((

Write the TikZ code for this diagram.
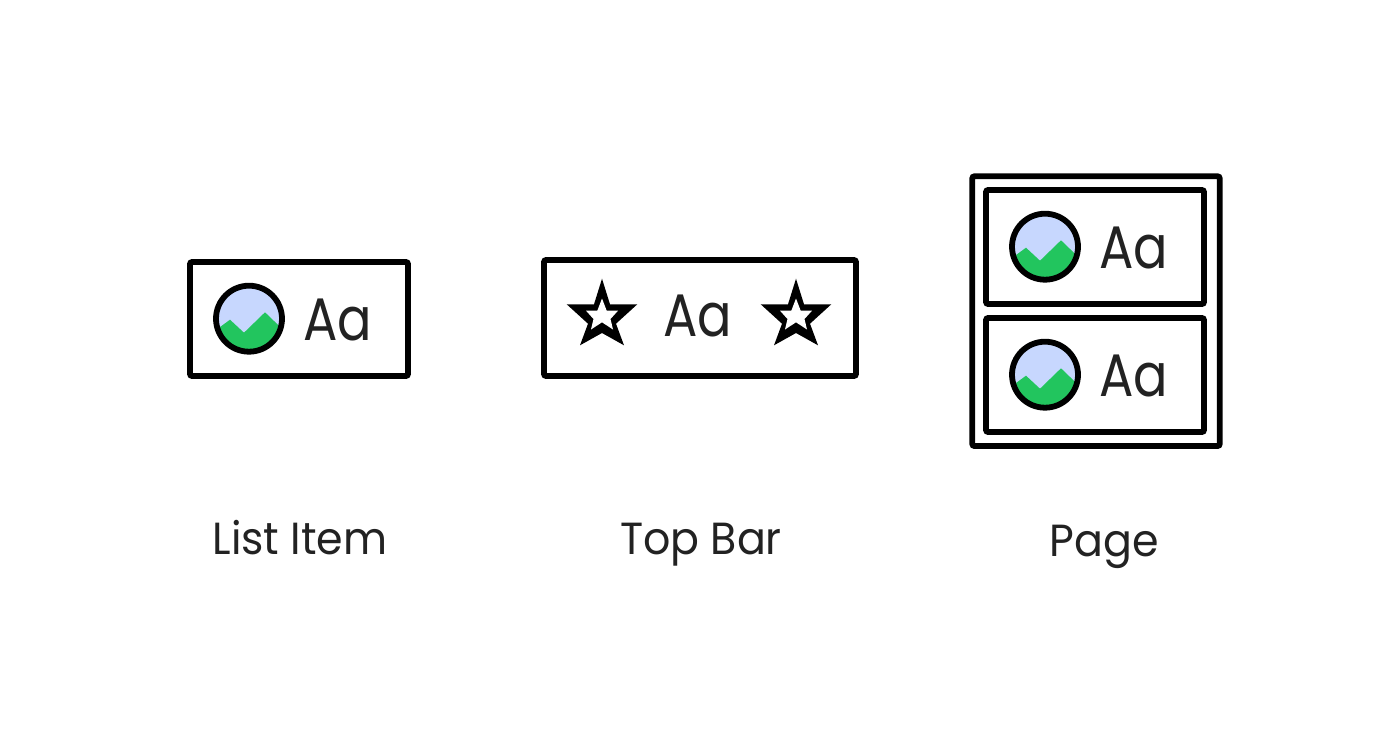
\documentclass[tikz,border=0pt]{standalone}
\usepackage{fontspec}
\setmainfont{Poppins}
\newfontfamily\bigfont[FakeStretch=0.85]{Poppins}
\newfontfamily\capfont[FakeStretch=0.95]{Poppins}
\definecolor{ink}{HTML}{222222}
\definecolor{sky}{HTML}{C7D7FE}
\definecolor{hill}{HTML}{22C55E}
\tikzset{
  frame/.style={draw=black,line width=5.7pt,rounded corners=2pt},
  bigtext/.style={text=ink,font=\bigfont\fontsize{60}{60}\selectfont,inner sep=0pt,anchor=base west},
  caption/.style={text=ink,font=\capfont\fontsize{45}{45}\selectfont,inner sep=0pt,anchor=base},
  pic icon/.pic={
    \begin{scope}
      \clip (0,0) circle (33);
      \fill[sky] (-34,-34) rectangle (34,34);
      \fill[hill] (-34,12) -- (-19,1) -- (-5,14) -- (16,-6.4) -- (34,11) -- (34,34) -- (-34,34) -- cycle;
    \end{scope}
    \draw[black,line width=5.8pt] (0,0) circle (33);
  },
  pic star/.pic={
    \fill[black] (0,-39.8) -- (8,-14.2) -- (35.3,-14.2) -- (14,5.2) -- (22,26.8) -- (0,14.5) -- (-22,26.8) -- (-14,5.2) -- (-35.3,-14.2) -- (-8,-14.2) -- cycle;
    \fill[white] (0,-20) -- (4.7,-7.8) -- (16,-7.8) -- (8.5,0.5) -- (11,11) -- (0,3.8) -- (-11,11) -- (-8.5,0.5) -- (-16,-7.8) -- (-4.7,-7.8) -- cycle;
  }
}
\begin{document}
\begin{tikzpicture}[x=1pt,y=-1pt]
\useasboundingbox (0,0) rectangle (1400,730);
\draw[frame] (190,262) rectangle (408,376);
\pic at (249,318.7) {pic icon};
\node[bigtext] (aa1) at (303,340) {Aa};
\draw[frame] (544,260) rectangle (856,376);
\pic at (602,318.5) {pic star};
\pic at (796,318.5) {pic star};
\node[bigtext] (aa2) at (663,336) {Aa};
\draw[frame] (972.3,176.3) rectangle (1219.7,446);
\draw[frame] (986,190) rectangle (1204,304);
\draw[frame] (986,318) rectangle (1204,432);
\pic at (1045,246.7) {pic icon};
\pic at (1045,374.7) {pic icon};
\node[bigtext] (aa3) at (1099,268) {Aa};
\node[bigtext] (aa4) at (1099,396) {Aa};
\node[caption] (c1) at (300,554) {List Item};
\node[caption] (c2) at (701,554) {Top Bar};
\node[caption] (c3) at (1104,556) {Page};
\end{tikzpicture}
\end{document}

))

- DO THIS -
Omit any images, then output the listing exactly.

- ANSWER TO THIS EXERCISE -
Write the TikZ code for this diagram.
\documentclass[tikz,border=0pt]{standalone}
\usepackage{fontspec}
\setmainfont{Poppins}
\newfontfamily\bigfont[FakeStretch=0.85]{Poppins}
\newfontfamily\capfont[FakeStretch=0.95]{Poppins}
\definecolor{ink}{HTML}{222222}
\definecolor{sky}{HTML}{C7D7FE}
\definecolor{hill}{HTML}{22C55E}
\tikzset{
  frame/.style={draw=black,line width=5.7pt,rounded corners=2pt},
  bigtext/.style={text=ink,font=\bigfont\fontsize{60}{60}\selectfont,inner sep=0pt,anchor=base west},
  caption/.style={text=ink,font=\capfont\fontsize{45}{45}\selectfont,inner sep=0pt,anchor=base},
  pic icon/.pic={
    \begin{scope}
      \clip (0,0) circle (33);
      \fill[sky] (-34,-34) rectangle (34,34);
      \fill[hill] (-34,12) -- (-19,1) -- (-5,14) -- (16,-6.4) -- (34,11) -- (34,34) -- (-34,34) -- cycle;
    \end{scope}
    \draw[black,line width=5.8pt] (0,0) circle (33);
  },
  pic star/.pic={
    \fill[black] (0,-39.8) -- (8,-14.2) -- (35.3,-14.2) -- (14,5.2) -- (22,26.8) -- (0,14.5) -- (-22,26.8) -- (-14,5.2) -- (-35.3,-14.2) -- (-8,-14.2) -- cycle;
    \fill[white] (0,-20) -- (4.7,-7.8) -- (16,-7.8) -- (8.5,0.5) -- (11,11) -- (0,3.8) -- (-11,11) -- (-8.5,0.5) -- (-16,-7.8) -- (-4.7,-7.8) -- cycle;
  }
}
\begin{document}
\begin{tikzpicture}[x=1pt,y=-1pt]
\useasboundingbox (0,0) rectangle (1400,730);
\draw[frame] (190,262) rectangle (408,376);
\pic at (249,318.7) {pic icon};
\node[bigtext] (aa1) at (303,340) {Aa};
\draw[frame] (544,260) rectangle (856,376);
\pic at (602,318.5) {pic star};
\pic at (796,318.5) {pic star};
\node[bigtext] (aa2) at (663,336) {Aa};
\draw[frame] (972.3,176.3) rectangle (1219.7,446);
\draw[frame] (986,190) rectangle (1204,304);
\draw[frame] (986,318) rectangle (1204,432);
\pic at (1045,246.7) {pic icon};
\pic at (1045,374.7) {pic icon};
\node[bigtext] (aa3) at (1099,268) {Aa};
\node[bigtext] (aa4) at (1099,396) {Aa};
\node[caption] (c1) at (300,554) {List Item};
\node[caption] (c2) at (701,554) {Top Bar};
\node[caption] (c3) at (1104,556) {Page};
\end{tikzpicture}
\end{document}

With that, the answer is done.